Most memorable quotes by HK films

  

memorable quotes HK films

“The jianghu underworld filled with crouching tigers and hidden dragons, but so are human feelings.” - Crouching Tiger, Hidden Dragon (2000)

“From now on, we're friends of one minute.” - Days of Being Wild
“If I were a girl, would you want to marry me?” - The Love Eterne (1963). The Chinese folk legend of the Butterfly Lovers may have been adapted many times, but with this film's poetic lyrics and colorful scheme, it may be the best adaptation both historically and artistically. The film tells the story of a young scholar who chances upon an aristocratic daughter who attends a male-only school disguised as a boy. The two become sworn brothers and spend three years together as classmates. However, when she reveals her true identity, they decide to get married. Their plan is halted by her father who had planned to marry her off to a rich family.

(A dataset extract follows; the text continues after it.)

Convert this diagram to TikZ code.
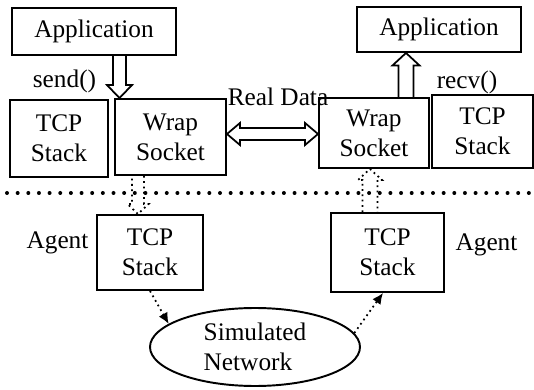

“I'm not showing them I'm the best. I just want to tell them I can take back what I've lost.” - A Better Tomorrow (1986) directed by John Woo. The director explains how he first came up with the now-customary tradition of double-pistol shooting in the action movie genre? “When I was preparing for a scene in A Better Tomorrow, where Chow Yun-fat has to take on a large group of people, I asked Chow to use two pistols at the same time to produce the musical rhythm of drum beats and the damages of a machine gun.”

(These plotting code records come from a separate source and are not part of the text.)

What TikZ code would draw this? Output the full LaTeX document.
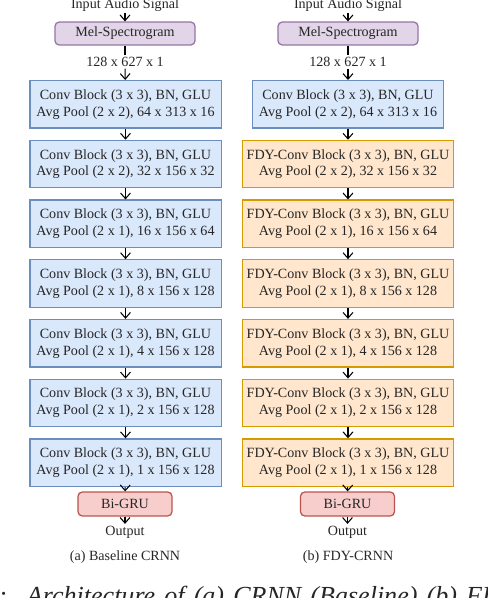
\documentclass[tikz,border=0pt]{standalone}
\usepackage{fontspec}
\setmainfont{Liberation Serif}
\usetikzlibrary{arrows.meta,positioning}
\definecolor{convfill}{HTML}{DAE8FC}
\definecolor{convline}{HTML}{6C8EBF}
\definecolor{fdyfill}{HTML}{FFE6CC}
\definecolor{fdyline}{HTML}{D79B00}
\definecolor{melfill}{HTML}{E1D5E7}
\definecolor{melline}{HTML}{9673A6}
\definecolor{grufill}{HTML}{F8CECC}
\definecolor{gruline}{HTML}{B85450}

\begin{document}
\begin{tikzpicture}[->,>={Straight Barb[length=4pt,width=7pt]},x=0.71pt,y=-0.71pt,
    node distance=7.8pt,line width=0.75pt,font=\fontsize{10}{12}\selectfont]
        \tikzstyle{every node}=[text=black!85]
        \tikzstyle{label}=[inner sep=1pt]
        \tikzstyle{block}=[draw, line width=0.9pt, align=center, inner sep=2pt, minimum height=33.7pt]
        \tikzstyle{conv}=[block, fill=convfill, draw=convline, minimum width=135.8pt]
        \tikzstyle{fdy}=[block, fill=fdyfill, draw=fdyline, minimum width=149.8pt]
        \tikzstyle{mel}=[block, rounded corners=3pt, fill=melfill, draw=melline, minimum width=99.4pt, minimum height=16.3pt]
        \tikzstyle{gru}=[block, rounded corners=3pt, fill=grufill, draw=gruline, minimum width=66.7pt, minimum height=17pt]

        \clip (0,0) rectangle (488,598);

        % baseline CRNN
        \node[label,anchor=base] (inA)   at (125,8.5)   {Input Audio Signal};
        \node[mel]               (melA)  at (125,33.5)  {Mel-Spectrogram};
        \node[label]             (dimA)  at (125,62)    {128 x 627 x 1};
        \node[conv,anchor=north] (a1)    at (125.5,80)  {Conv Block (3 x 3), BN, GLU\\Avg Pool (2 x 2), 64 x 313 x 16};
        \node[conv]              (a2)    [below=of a1]  {Conv Block (3 x 3), BN, GLU\\Avg Pool (2 x 2), 32 x 156 x 32};
        \node[conv]              (a3)    [below=of a2]  {Conv Block (3 x 3), BN, GLU\\Avg Pool (2 x 1), 16 x 156 x 64};
        \node[conv]              (a4)    [below=of a3]  {Conv Block (3 x 3), BN, GLU\\Avg Pool (2 x 1), 8 x 156 x 128};
        \node[conv]              (a5)    [below=of a4]  {Conv Block (3 x 3), BN, GLU\\Avg Pool (2 x 1), 4 x 156 x 128};
        \node[conv]              (a6)    [below=of a5]  {Conv Block (3 x 3), BN, GLU\\Avg Pool (2 x 1), 2 x 156 x 128};
        \node[conv]              (a7)    [below=of a6]  {Conv Block (3 x 3), BN, GLU\\Avg Pool (2 x 1), 1 x 156 x 128};
        \node[gru]               (gruA)  at (125,504)   {Bi-GRU};
        \node[label]             (outA)  at (125,532)   {Output};
        \node[label]             (capA)  at (125,557)   {(a) Baseline CRNN};

        % FDY-CRNN
        \node[label,anchor=base] (inB)   at (348,8.5)   {Input Audio Signal};
        \node[mel]               (melB)  at (348,33.5)  {Mel-Spectrogram};
        \node[label]             (dimB)  at (348,62)    {128 x 627 x 1};
        \node[conv,anchor=north] (b1)    at (348,80)    {Conv Block (3 x 3), BN, GLU\\Avg Pool (2 x 2), 64 x 313 x 16};
        \node[fdy]               (b2)    [below=of b1]  {FDY-Conv Block (3 x 3), BN, GLU\\Avg Pool (2 x 2), 32 x 156 x 32};
        \node[fdy]               (b3)    [below=of b2]  {FDY-Conv Block (3 x 3), BN, GLU\\Avg Pool (2 x 1), 16 x 156 x 64};
        \node[fdy]               (b4)    [below=of b3]  {FDY-Conv Block (3 x 3), BN, GLU\\Avg Pool (2 x 1), 8 x 156 x 128};
        \node[fdy]               (b5)    [below=of b4]  {FDY-Conv Block (3 x 3), BN, GLU\\Avg Pool (2 x 1), 4 x 156 x 128};
        \node[fdy]               (b6)    [below=of b5]  {FDY-Conv Block (3 x 3), BN, GLU\\Avg Pool (2 x 1), 2 x 156 x 128};
        \node[fdy]               (b7)    [below=of b6]  {FDY-Conv Block (3 x 3), BN, GLU\\Avg Pool (2 x 1), 1 x 156 x 128};
        \node[gru]               (gruB)  at (347.5,504) {Bi-GRU};
        \node[label]             (outB)  at (347.5,532) {Output};
        \node[label]             (capB)  at (348,557)   {(b) FDY-CRNN};

        % figure caption, cut by the page edge
        \node[label,anchor=base west,font=\fontsize{18.5}{20}\selectfont\itshape] (fig) at (25,604)
            {\spaceskip=0.35em\llap{Fig. 1:\hspace{14pt}}Architecture of (a) CRNN (Baseline) (b) FDY-CRNN};

        \foreach \c in {A,B} {
            \draw (in\c) -- (mel\c);
            \draw[-] (mel\c) -- (dim\c);
            \draw (out\c |- gru\c.south) -- (out\c);
        }
        \draw (dimA) -- (a1);
        \draw (dimB) -- (b1);
        \foreach \i [count=\j from 2] in {1,...,6} {
            \draw (a\i) -- (a\j);
            \draw (b\i) -- (b\j);
        }
        \draw (a7) -- (gruA);
        \draw (b7) -- (gruB);
\end{tikzpicture}
\end{document}
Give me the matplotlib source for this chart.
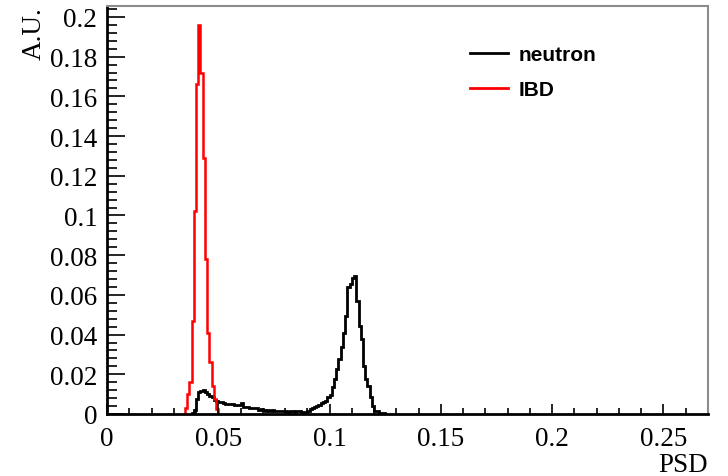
import numpy as np
import matplotlib
matplotlib.use('Agg')
import matplotlib.pyplot as plt
from matplotlib.ticker import MultipleLocator, FormatStrFormatter

bin_width = 0.001

# IBD histogram (red), first bin starts at 0.035
ibd_start = 0.035
ibd_values = [0.003, 0.010, 0.016, 0.047, 0.102, 0.166, 0.196, 0.172,
              0.129, 0.078, 0.041, 0.026, 0.014, 0.0075, 0.0025]

# neutron histogram (black), first bin starts at 0.038
neutron_start = 0.038
neutron_values = [
    0.0005, 0.002, 0.0075, 0.011, 0.0117, 0.0122, 0.0112, 0.010, 0.0092, 0.0086,   # 0.038-0.047
    0.0072, 0.0065, 0.0062, 0.006, 0.0055, 0.0052, 0.005, 0.005, 0.0048, 0.0045,   # 0.048-0.057
    0.0045, 0.0044, 0.0055, 0.0035, 0.0036, 0.0033, 0.003, 0.0032, 0.0028, 0.003,  # 0.058-0.067
    0.0022, 0.0024, 0.0021, 0.0017, 0.0019, 0.0016, 0.0018, 0.0015, 0.0017, 0.0014, # 0.068-0.077
    0.0016, 0.0013, 0.0015, 0.0012, 0.0016, 0.0013, 0.0012, 0.0015, 0.0013, 0.0012, # 0.078-0.087
    0.001, 0.0012, 0.0015, 0.0025, 0.003, 0.0035, 0.004, 0.0045, 0.0055, 0.006,    # 0.088-0.097
    0.0065, 0.0085, 0.0095, 0.0135, 0.0176, 0.0227, 0.0277, 0.0338, 0.041, 0.0495, # 0.098-0.107
    0.064, 0.0655, 0.0685, 0.0695, 0.057, 0.0445, 0.0378, 0.0243, 0.0176, 0.0143,  # 0.108-0.117
    0.0086, 0.004, 0.0017, 0.0015, 0.0004, 0.0003, 0.0003, 0.0002,                 # 0.118-0.125
]

x_ticks = [0, 0.05, 0.1, 0.15, 0.2, 0.25]
y_ticks = [0, 0.02, 0.04, 0.06, 0.08, 0.1, 0.12, 0.14, 0.16, 0.18, 0.2]

ibd_edges = ibd_start + bin_width * np.arange(len(ibd_values) + 1)
neutron_edges = neutron_start + bin_width * np.arange(len(neutron_values) + 1)

fig = plt.figure(figsize=(7.28, 4.77), dpi=100)
ax = fig.add_axes([107 / 728, 62 / 477, 601 / 728, 408 / 477])

ax.stairs(neutron_values, neutron_edges, color='black', linewidth=2, label='neutron')
ax.stairs(ibd_values, ibd_edges, color='red', linewidth=1.8, label='IBD')

ax.set_xlim(0, 0.27)
ax.set_ylim(0, 0.2055)

ax.xaxis.set_major_locator(plt.FixedLocator(x_ticks))
ax.yaxis.set_major_locator(plt.FixedLocator(y_ticks))
ax.xaxis.set_minor_locator(MultipleLocator(0.01))
ax.yaxis.set_minor_locator(MultipleLocator(0.004))
ax.xaxis.set_major_formatter(FormatStrFormatter('%g'))
ax.yaxis.set_major_formatter(FormatStrFormatter('%g'))

ax.tick_params(axis='both', which='both', direction='in', top=False, right=False,
               width=1.2, color='black')
ax.tick_params(axis='x', which='major', length=7.5, pad=8.5)
ax.tick_params(axis='x', which='minor', length=4)
ax.tick_params(axis='y', which='major', length=13, pad=7)
ax.tick_params(axis='y', which='minor', length=7)
for lab in ax.get_xticklabels() + ax.get_yticklabels():
    lab.set_fontfamily('Liberation Serif')
    lab.set_fontsize(19.5)

for side in ['left', 'bottom']:
    ax.spines[side].set_linewidth(2)
    ax.spines[side].set_color('black')
for side in ['top', 'right']:
    ax.spines[side].set_linewidth(1.5)
    ax.spines[side].set_color('#8c8c8c')

ax.set_ylabel('A.U.', family='Liberation Serif', fontsize=19.5, loc='top')
ax.yaxis.set_label_coords(-0.1, 1.0)
ax.set_xlabel('PSD', family='Liberation Serif', fontsize=19.5, loc='right')
ax.xaxis.set_label_coords(1.0, -0.092)

leg = ax.legend(loc='upper left', bbox_to_anchor=(470 / 728, 1 - 46 / 477),
                bbox_transform=fig.transFigure, frameon=False, borderpad=0,
                borderaxespad=0, handlelength=1.8, handletextpad=0.55,
                labelspacing=0.78,
                prop={'family': 'Liberation Sans', 'weight': 'bold', 'size': 15})
for h in leg.get_lines():
    h.set_linewidth(2)

fig.savefig('out.png', dpi=100)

“Why don't you photograph the sea and the clouds? People are so ugly.” - Boat People, directed by Ann Hui . this is one of the most important films in Hong Kong cinema. This political thriller centers around a Japanese photojournalist (Lam) who revisits the post-Liberation Vietnam in 1987 to document its rebirth The film reveals the horrors facing the people living in the port of Danang, who are sent to forced labour camps that are misguidedly labelled as “new economic zones.” The film forecasts the fate of Hong Kong after 1997, an interpretation not weakened by the Chinese authorities' view of it as an “anti-communist” work. The film was selected in competition at Cannes Film Festival. “At some point, we were asked to negotiate with the (authorities) in Paris, and were told that we couldn't be included in the (main) competition anymore,” Hui recalls. “We were still given the status of ‘official selection', (but were instead) presented there as the ‘film surprise'. And they told me that the preceding ‘film surprise,‘ which was also prevented by the government (from competing), was Andrei Tarkovsky's Stalker. At that point, I was so smitten I just said yes.”

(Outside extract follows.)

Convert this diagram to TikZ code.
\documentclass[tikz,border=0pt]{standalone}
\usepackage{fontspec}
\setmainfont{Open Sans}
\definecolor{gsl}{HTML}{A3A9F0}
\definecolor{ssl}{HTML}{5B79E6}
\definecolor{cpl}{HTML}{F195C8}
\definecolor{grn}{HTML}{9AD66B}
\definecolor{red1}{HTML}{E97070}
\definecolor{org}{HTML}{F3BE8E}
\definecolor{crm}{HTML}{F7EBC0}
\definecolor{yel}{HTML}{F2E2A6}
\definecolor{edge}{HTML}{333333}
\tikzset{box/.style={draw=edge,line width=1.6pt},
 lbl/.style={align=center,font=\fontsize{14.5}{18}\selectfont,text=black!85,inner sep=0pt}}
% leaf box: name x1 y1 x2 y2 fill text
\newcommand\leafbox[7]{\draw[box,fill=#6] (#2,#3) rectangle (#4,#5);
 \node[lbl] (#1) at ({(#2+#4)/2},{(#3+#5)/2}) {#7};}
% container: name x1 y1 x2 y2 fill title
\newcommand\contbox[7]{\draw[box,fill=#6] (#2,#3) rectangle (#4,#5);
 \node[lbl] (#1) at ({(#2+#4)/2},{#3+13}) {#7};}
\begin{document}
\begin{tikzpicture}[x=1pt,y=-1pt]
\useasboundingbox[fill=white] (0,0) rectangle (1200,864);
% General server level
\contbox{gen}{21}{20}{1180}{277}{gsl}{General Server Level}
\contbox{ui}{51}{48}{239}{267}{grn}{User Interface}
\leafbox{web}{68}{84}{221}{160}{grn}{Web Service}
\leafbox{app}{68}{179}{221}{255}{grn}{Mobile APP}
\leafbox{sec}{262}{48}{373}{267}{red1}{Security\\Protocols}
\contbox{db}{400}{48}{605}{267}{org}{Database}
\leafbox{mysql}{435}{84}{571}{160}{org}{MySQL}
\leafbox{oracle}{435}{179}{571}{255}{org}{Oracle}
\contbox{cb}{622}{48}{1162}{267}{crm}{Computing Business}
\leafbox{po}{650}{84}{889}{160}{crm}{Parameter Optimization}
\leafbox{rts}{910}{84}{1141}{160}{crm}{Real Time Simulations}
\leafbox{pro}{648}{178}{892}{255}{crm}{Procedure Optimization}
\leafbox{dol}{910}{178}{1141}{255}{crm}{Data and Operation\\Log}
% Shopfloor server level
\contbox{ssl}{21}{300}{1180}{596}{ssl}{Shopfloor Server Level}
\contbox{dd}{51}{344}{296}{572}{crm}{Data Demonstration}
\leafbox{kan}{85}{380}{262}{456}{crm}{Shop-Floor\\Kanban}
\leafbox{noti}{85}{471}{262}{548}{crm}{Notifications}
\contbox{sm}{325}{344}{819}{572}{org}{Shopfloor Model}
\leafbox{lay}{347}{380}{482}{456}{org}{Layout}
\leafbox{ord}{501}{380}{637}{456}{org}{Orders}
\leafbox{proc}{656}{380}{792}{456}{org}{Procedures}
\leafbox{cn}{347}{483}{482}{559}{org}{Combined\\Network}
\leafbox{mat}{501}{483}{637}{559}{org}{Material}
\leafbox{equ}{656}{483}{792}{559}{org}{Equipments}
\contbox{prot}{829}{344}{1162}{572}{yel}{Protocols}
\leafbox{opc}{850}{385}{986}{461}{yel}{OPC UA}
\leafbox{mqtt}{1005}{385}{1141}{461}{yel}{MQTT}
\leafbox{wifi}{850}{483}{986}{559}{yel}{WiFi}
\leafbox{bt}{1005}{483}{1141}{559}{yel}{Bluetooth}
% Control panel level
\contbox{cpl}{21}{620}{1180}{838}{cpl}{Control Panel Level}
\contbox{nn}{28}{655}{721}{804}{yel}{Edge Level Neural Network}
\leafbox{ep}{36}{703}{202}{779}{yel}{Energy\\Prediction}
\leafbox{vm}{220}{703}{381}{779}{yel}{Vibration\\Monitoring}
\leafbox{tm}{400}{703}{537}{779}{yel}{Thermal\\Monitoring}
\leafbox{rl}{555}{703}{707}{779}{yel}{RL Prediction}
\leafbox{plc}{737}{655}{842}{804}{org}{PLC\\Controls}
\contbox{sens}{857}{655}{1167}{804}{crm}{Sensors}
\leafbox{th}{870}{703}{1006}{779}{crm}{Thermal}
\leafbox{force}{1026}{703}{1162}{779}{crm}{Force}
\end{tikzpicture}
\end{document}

“I believe we wouldn't be like them. I was wrong.” - In the Mood for Love (2000). “He remembers those vanished years. As though looking through a dusty window pane, the past is something he could use, but not touch. And everything he sees is blurred and indistinct.” And so the great Hong Kong film ends with a quotation from writer Liu Yi-Chang's stream-of-consciousness novella, Intersection, which loosely inspired Wong Kar-wai into capturing the tentative affair between two potential lovers who cross paths briefly before parting forever.